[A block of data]
******
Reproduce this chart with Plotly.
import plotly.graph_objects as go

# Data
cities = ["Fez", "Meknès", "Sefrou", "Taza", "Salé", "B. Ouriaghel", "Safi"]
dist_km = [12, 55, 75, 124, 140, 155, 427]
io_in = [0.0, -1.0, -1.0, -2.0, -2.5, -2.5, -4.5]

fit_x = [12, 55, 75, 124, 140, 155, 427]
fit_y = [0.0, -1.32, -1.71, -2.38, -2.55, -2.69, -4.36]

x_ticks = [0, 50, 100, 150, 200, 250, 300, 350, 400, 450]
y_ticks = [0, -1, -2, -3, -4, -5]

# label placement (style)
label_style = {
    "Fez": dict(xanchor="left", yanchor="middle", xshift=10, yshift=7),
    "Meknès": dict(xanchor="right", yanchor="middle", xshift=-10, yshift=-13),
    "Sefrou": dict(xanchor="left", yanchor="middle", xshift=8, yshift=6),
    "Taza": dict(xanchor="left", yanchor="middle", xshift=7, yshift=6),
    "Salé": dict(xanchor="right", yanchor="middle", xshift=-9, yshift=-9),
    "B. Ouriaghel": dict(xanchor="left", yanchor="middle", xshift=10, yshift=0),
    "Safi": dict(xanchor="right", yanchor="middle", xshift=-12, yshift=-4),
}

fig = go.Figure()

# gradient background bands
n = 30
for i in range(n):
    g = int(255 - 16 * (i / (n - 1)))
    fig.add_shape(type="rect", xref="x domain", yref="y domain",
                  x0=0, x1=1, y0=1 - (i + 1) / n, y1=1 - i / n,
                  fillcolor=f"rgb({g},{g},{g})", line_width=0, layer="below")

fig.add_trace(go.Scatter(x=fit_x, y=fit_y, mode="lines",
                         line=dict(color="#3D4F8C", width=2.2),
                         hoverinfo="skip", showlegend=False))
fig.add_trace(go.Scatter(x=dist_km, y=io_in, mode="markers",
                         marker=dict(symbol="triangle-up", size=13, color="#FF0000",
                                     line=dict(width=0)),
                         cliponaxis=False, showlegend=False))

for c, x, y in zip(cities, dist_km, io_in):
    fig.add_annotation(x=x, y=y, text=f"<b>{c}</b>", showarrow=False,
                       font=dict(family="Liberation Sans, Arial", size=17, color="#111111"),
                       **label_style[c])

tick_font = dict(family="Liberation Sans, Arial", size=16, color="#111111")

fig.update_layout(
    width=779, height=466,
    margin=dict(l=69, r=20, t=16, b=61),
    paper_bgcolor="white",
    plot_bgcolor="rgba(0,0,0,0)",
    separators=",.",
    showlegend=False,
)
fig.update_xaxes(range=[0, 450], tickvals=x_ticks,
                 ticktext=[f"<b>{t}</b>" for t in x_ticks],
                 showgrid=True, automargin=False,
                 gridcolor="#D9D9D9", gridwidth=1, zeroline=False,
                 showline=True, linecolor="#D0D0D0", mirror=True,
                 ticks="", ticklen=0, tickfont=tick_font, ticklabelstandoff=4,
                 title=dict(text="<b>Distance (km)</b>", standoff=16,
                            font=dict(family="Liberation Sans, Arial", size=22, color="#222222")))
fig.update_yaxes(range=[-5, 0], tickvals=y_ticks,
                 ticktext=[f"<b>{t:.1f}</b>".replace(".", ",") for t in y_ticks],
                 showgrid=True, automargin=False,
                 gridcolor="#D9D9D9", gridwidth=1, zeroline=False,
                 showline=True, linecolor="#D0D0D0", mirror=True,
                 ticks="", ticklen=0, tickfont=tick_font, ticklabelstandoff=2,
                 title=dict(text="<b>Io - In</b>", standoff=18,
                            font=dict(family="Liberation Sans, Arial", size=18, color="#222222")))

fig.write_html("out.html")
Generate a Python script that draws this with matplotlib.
******
▶ _Request_
Would you reproduce the material above in full, exactly as given?

▶ _Solution_
Reproduce this chart with Plotly.
import plotly.graph_objects as go

# Data
cities = ["Fez", "Meknès", "Sefrou", "Taza", "Salé", "B. Ouriaghel", "Safi"]
dist_km = [12, 55, 75, 124, 140, 155, 427]
io_in = [0.0, -1.0, -1.0, -2.0, -2.5, -2.5, -4.5]

fit_x = [12, 55, 75, 124, 140, 155, 427]
fit_y = [0.0, -1.32, -1.71, -2.38, -2.55, -2.69, -4.36]

x_ticks = [0, 50, 100, 150, 200, 250, 300, 350, 400, 450]
y_ticks = [0, -1, -2, -3, -4, -5]

# label placement (style)
label_style = {
    "Fez": dict(xanchor="left", yanchor="middle", xshift=10, yshift=7),
    "Meknès": dict(xanchor="right", yanchor="middle", xshift=-10, yshift=-13),
    "Sefrou": dict(xanchor="left", yanchor="middle", xshift=8, yshift=6),
    "Taza": dict(xanchor="left", yanchor="middle", xshift=7, yshift=6),
    "Salé": dict(xanchor="right", yanchor="middle", xshift=-9, yshift=-9),
    "B. Ouriaghel": dict(xanchor="left", yanchor="middle", xshift=10, yshift=0),
    "Safi": dict(xanchor="right", yanchor="middle", xshift=-12, yshift=-4),
}

fig = go.Figure()

# gradient background bands
n = 30
for i in range(n):
    g = int(255 - 16 * (i / (n - 1)))
    fig.add_shape(type="rect", xref="x domain", yref="y domain",
                  x0=0, x1=1, y0=1 - (i + 1) / n, y1=1 - i / n,
                  fillcolor=f"rgb({g},{g},{g})", line_width=0, layer="below")

fig.add_trace(go.Scatter(x=fit_x, y=fit_y, mode="lines",
                         line=dict(color="#3D4F8C", width=2.2),
                         hoverinfo="skip", showlegend=False))
fig.add_trace(go.Scatter(x=dist_km, y=io_in, mode="markers",
                         marker=dict(symbol="triangle-up", size=13, color="#FF0000",
                                     line=dict(width=0)),
                         cliponaxis=False, showlegend=False))

for c, x, y in zip(cities, dist_km, io_in):
    fig.add_annotation(x=x, y=y, text=f"<b>{c}</b>", showarrow=False,
                       font=dict(family="Liberation Sans, Arial", size=17, color="#111111"),
                       **label_style[c])

tick_font = dict(family="Liberation Sans, Arial", size=16, color="#111111")

fig.update_layout(
    width=779, height=466,
    margin=dict(l=69, r=20, t=16, b=61),
    paper_bgcolor="white",
    plot_bgcolor="rgba(0,0,0,0)",
    separators=",.",
    showlegend=False,
)
fig.update_xaxes(range=[0, 450], tickvals=x_ticks,
                 ticktext=[f"<b>{t}</b>" for t in x_ticks],
                 showgrid=True, automargin=False,
                 gridcolor="#D9D9D9", gridwidth=1, zeroline=False,
                 showline=True, linecolor="#D0D0D0", mirror=True,
                 ticks="", ticklen=0, tickfont=tick_font, ticklabelstandoff=4,
                 title=dict(text="<b>Distance (km)</b>", standoff=16,
                            font=dict(family="Liberation Sans, Arial", size=22, color="#222222")))
fig.update_yaxes(range=[-5, 0], tickvals=y_ticks,
                 ticktext=[f"<b>{t:.1f}</b>".replace(".", ",") for t in y_ticks],
                 showgrid=True, automargin=False,
                 gridcolor="#D9D9D9", gridwidth=1, zeroline=False,
                 showline=True, linecolor="#D0D0D0", mirror=True,
                 ticks="", ticklen=0, tickfont=tick_font, ticklabelstandoff=2,
                 title=dict(text="<b>Io - In</b>", standoff=18,
                            font=dict(family="Liberation Sans, Arial", size=18, color="#222222")))

fig.write_html("out.html")
Generate a Python script that draws this with matplotlib.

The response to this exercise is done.